The answer: very, very hard. Because the Canadian GP is one of six tortured sprint weekends this year, Saturday provided a spoiler for Sunday's racing. Perhaps some grace must be given here: It did also give us a plea from Mercedes team boss Toto Wolff to Antonelli to "concentrate on the driving please, and not on the radio moaning." But despite Wolff admonishing Antonelli for his extensive public complaints, and no doubt experiencing flashbacks to the notoriously acrimonious Lewis Hamilton–Nico Rosberg era of the team, whatever private discussions before Sunday did not diminish the spectacle. Spectators can only be grateful.
For 30-something laps on Sunday, Russell—who finally managed to win pole position over his teammate after a three-race drought—and Antonelli delivered a feast of elbows-out, wheel-to-wheel racing. The entire first stint is well-worth watching or re-watching in full, but the bulk of the race highlights can suffice. Antonelli got a slightly better start off the line than Russell, passing him at race start. (It was actually McLaren's Lando Norris who took the lead on intermediate tires, though the McLaren strategy gamble was—surprise, surprise—ultimately disastrous, and led to both cars being called into the pits just a couple of laps later.) On lap six, Russell retook the lead from Antonelli going into the final chicane, with Antonelli locking up and running wide to avoid hitting the back of his teammate.

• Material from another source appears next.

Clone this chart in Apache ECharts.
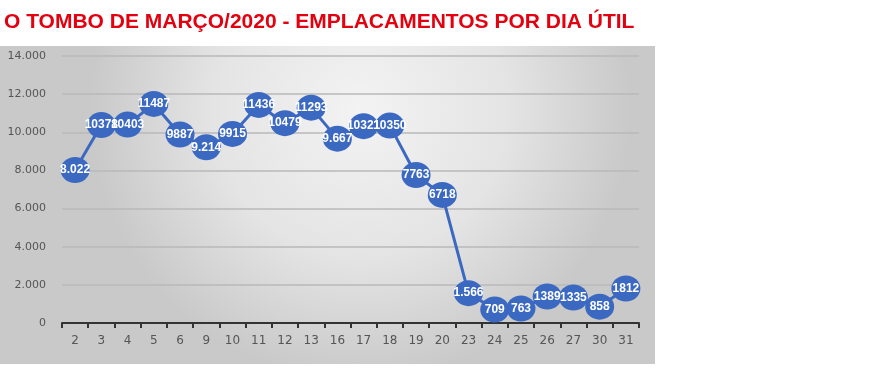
<!DOCTYPE html>
<html>
<head>
    <meta charset="UTF-8">
    <title>Emplacamentos por dia útil</title>
    <style type="text/css">
        html, body { margin: 0; padding: 0; background: #fff; }
        #main { width: 870px; height: 368px; }
    </style>
</head>
<body>
<div id="main"></div>
<script src="https://cdn.jsdelivr.net/npm/echarts@6/dist/echarts.min.js"></script>
<script>
    // dias úteis de março/2020
    var dias = ['2', '3', '4', '5', '6', '9', '10', '11', '12', '13', '16', '17', '18', '19', '20', '23', '24', '25', '26', '27', '30', '31'];
    // emplacamentos por dia
    var emplacamentos = [8022, 10378, 10403, 11487, 9887, 9214, 9915, 11436, 10479, 11293, 9667, 10321, 10350, 7763, 6718, 1566, 709, 763, 1389, 1335, 858, 1812];
    // rótulos como aparecem no gráfico original
    var rotulos = ['8.022', '10378', '10403', '11487', '9887', '9.214', '9915', '11436', '10479', '11293', '9.667', '10321', '10350', '7763', '6718', '1.566', '709', '763', '1389', '1335', '858', '1812'];

    var myChart = echarts.init(document.getElementById('main'));

    var option = {
        backgroundColor: '#fff',
        title: {
            text: 'O TOMBO DE MARÇO/2020 - EMPLACAMENTOS POR DIA ÚTIL',
            left: -1,
            top: 7,
            textStyle: {
                color: '#e3000f',
                fontFamily: 'Liberation Sans',
                fontWeight: 'bold',
                fontSize: 21
            }
        },
        graphic: [{
            type: 'rect',
            z: -10,
            shape: { x: 0, y: 46, width: 655, height: 318 },
            style: {
                fill: new echarts.graphic.RadialGradient(0.55, 0.2, 0.85, [
                    { offset: 0, color: '#f3f3f3' },
                    { offset: 0.55, color: '#e4e4e4' },
                    { offset: 1, color: '#c9c9c9' }
                ])
            }
        }],
        grid: {
            left: 62,
            right: 231,
            top: 56,
            bottom: 45
        },
        xAxis: {
            type: 'category',
            data: dias,
            boundaryGap: true,
            axisLine: { lineStyle: { color: '#333', width: 2 } },
            axisTick: { show: true, length: 5, lineStyle: { color: '#333', width: 2 } },
            axisLabel: { color: '#555', fontSize: 12, margin: 12, fontFamily: 'DejaVu Sans' }
        },
        yAxis: {
            type: 'value',
            min: 0,
            max: 14000,
            interval: 2000,
            axisLine: { show: false },
            axisTick: { show: false },
            axisLabel: {
                color: '#555',
                fontSize: 11,
                margin: 16,
                fontFamily: 'DejaVu Sans',
                formatter: function (v) {
                    return v === 0 ? '0' : (v / 1000).toFixed(3);
                }
            },
            splitLine: { lineStyle: { color: '#b8b8b8', width: 1.5 } }
        },
        series: [{
            name: 'Emplacamentos',
            type: 'line',
            data: emplacamentos,
            symbol: 'circle',
            symbolSize: [29, 26],
            lineStyle: { color: '#3b69c2', width: 3 },
            itemStyle: { color: '#3b69c2' },
            label: {
                show: true,
                position: 'inside',
                color: '#fff',
                fontWeight: 'bold',
                fontSize: 12,
                fontFamily: 'Liberation Sans',
                formatter: function (p) {
                    return rotulos[p.dataIndex];
                }
            },
            animation: false
        }]
    };

    myChart.setOption(option);
</script>
</body>
</html>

Then it was lap after lap of attempted overtakes by Antonelli, who helped demonstrate the strengths of this year's regulations. Cars can actually follow each other closely in the dirty air without totally demolishing their tire lifespan; falling out of the one-second range no longer condemns a driver to their track position without an overwhelming pace differential. The Mercedes cars had their battles on soft tires, no less!

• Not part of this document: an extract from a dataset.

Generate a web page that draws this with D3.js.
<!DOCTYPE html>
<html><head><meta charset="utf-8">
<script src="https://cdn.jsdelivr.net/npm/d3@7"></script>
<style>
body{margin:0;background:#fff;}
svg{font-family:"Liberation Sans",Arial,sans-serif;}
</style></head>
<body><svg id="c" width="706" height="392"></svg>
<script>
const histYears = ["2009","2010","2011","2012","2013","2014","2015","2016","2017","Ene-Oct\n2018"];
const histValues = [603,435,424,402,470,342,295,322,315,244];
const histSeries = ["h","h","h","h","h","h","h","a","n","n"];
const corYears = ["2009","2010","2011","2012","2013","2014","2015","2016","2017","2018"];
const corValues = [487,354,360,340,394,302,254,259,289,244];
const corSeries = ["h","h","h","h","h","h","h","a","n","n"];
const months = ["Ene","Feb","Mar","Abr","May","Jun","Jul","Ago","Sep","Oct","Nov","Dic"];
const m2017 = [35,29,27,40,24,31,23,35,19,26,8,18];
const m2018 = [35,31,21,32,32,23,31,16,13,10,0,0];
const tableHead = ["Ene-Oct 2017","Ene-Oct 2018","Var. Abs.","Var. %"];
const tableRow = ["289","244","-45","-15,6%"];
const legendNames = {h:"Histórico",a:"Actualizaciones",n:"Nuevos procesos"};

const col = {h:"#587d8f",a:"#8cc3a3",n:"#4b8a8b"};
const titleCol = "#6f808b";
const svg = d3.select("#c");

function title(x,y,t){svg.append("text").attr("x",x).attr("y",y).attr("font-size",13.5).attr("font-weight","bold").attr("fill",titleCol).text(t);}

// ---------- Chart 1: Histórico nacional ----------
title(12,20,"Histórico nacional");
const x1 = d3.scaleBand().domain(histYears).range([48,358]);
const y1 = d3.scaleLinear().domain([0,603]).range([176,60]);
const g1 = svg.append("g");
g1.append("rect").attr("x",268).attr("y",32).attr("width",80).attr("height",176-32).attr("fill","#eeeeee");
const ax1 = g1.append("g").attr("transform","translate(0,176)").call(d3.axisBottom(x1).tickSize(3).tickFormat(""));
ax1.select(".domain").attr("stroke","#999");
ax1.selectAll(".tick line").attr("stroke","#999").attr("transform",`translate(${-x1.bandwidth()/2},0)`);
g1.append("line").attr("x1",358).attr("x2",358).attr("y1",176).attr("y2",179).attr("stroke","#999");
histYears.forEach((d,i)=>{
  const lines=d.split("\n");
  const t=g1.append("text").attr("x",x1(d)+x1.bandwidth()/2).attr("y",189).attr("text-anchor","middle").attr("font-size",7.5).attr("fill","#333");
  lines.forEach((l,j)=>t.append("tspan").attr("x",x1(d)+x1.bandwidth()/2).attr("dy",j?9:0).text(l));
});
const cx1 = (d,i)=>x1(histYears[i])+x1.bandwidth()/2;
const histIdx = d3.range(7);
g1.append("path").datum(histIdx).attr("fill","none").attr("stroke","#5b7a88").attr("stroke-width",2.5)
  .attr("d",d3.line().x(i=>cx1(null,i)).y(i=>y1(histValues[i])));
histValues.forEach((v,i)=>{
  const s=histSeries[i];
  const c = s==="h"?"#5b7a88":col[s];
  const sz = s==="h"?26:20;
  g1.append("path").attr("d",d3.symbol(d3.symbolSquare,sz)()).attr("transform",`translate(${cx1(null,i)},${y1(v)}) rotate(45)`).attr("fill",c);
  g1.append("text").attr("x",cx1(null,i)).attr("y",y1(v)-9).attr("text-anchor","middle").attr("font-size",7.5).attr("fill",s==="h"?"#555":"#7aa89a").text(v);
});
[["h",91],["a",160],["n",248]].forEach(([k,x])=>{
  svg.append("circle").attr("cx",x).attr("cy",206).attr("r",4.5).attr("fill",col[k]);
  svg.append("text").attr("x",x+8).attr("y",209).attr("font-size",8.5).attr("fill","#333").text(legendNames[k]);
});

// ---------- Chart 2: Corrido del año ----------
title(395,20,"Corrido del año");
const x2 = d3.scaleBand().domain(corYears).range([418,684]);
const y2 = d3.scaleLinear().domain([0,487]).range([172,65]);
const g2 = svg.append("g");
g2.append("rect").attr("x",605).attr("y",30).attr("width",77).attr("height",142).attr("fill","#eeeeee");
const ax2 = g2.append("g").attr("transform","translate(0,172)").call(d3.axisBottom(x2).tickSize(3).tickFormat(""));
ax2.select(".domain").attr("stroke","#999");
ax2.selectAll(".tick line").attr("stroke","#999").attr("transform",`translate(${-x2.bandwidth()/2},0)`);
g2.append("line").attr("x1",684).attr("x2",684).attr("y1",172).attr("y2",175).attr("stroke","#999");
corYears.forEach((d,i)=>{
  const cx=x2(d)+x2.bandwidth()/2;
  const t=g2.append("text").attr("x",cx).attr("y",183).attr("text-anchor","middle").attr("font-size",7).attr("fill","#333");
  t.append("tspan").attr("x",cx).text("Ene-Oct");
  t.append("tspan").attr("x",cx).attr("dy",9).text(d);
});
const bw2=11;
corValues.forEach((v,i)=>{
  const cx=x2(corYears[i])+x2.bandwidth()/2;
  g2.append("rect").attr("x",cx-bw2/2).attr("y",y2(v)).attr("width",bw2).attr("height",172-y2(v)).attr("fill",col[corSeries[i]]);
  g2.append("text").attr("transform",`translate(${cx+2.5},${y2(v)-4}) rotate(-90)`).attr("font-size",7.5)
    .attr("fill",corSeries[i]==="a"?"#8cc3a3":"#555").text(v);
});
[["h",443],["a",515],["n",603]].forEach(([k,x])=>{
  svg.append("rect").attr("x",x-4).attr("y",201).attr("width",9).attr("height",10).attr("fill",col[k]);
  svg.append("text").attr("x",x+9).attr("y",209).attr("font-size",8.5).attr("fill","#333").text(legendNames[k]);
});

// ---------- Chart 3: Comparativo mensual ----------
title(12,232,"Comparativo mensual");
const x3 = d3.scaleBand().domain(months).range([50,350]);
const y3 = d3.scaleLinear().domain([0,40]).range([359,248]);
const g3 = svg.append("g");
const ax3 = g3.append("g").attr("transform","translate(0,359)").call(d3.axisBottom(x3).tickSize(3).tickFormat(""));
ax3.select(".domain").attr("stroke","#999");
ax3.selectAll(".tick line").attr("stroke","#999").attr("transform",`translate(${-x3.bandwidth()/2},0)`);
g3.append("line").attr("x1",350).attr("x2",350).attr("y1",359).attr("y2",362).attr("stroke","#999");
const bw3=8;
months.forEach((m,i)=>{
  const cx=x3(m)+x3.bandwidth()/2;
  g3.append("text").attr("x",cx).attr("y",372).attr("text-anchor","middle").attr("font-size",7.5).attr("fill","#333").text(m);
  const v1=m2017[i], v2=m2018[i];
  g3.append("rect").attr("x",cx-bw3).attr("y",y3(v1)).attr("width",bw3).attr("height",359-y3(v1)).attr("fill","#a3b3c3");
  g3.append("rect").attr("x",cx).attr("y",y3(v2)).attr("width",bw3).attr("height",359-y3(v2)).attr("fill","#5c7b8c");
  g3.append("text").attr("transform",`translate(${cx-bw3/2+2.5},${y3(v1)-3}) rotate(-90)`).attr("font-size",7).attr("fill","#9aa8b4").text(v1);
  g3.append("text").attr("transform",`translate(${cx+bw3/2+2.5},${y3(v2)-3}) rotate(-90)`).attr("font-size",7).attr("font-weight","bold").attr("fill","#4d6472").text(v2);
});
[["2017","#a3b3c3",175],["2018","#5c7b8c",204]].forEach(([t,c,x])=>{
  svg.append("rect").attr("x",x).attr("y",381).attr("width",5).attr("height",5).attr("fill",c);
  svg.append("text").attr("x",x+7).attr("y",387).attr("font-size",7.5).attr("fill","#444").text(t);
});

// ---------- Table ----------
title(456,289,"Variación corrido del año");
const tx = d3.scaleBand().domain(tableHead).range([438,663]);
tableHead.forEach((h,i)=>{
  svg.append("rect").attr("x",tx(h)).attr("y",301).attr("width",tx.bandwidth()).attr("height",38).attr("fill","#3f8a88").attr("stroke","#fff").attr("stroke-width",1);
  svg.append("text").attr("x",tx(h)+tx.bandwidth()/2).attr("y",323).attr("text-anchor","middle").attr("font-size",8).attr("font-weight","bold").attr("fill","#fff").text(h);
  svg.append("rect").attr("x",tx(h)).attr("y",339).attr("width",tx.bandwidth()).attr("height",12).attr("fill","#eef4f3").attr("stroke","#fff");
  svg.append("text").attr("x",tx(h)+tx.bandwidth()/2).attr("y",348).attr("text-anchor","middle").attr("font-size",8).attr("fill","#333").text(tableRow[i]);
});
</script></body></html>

The hairpin at turn 10 was the true star of the race. Russell consistently struggled on that corner, and Antonelli would make him pay—but never quite make it stick. Antonelli managed the overtake on lap 12 after Russell went wide, but was re-passed on the subsequent straight; his late lunge into turn one the next lap was a little too optimistic. On lap 17, Russell locked up going into turn 10, kicking up a cloud of smoke, as Antonelli again passed by, went side-by-side on the straight, and again was not able to keep the car ahead in the chicane. On lap 22, Russell once again struggled with the exit of turn 10, and Antonelli, this time, stayed behind along the final straight before making a decisive pass into the final chicane.
It didn't last. On lap 24, the hairpin featured again, with Antonelli going way wide and Russell easily passing through the gap. (One may recall that last year the hairpin, and what qualified then as great wheel-to-wheel racing, was primarily used as advertisement for the Oscar-nominated F1 movie.) Antonelli once again glued himself to Russell's back on the final straight, but this time, he wasn't able to stick the overtake as cleanly going into the final chicane. The cars made contact and Antonelli bailed out, taking the place off-track, while Russell ran over the bumpers on the next turn.
Here, Mercedes intervened. A relatively new rule in F1 means that race direction will no longer instruct cars to give back positions after overtaking off the track, placing the onus on teams to make the decision themselves, or risk a hefty 10-second penalty. The bind this places teams in was, in part, why Verstappen intentionally ran his car into Russell's in Barcelona last year. Rather than risk a intra-team penalty that would, in the worst case scenario, demote Antonelli below Verstappen behind, Mercedes instructed Antonelli to return the place to his teammate. Antonelli complied, though not without some complaint.
It would work out for him in the end. On lap 30, going into that same chicane, Russell experienced a battery failure, leading to an extraordinarily unlucky retirement due to reliability. It was an anticlimactic end to what had been, for so long, a great on-track battle. At least spectators could take solace in a late-race battle for second between Lewis Hamilton and Max Verstappen, of which Hamilton was the victor. Antonelli, despite his post-race radio about not wanting to win due to a retirement, will still gladly take gaining 24 points on his teammate over the weekend.
The unequivocal loser was Russell, who summed up the experience succinctly, by chucking his head restraint onto the track in front of his car in frustration (Russell later told the stewards that he was embarrassed by his actions, and received a €5,000 suspended fine) and then staring into space.
As well he might. Antonelli's championship lead has now ballooned to 43 points. The one thing McLaren was good for last year was proving that any championship lead can be squandered; Antonelli still has a long, long ways to go before the podium pictures—Hamilton, Antonelli, Verstappen; something old, something new, something Dutch—can be viewed as a truly legendary result, despite the temptation to do so now.
But this weekend was the first real opportunity for Antonelli and Russell to duke it out on track, and they both showed that they were up for the challenge. That is what ultimately makes for a delicious championship battle. No matter if the championship ultimately ends in a clear driver hierarchy or a close-fought tally to the finish, the victor will have to earn it, tooth and nail.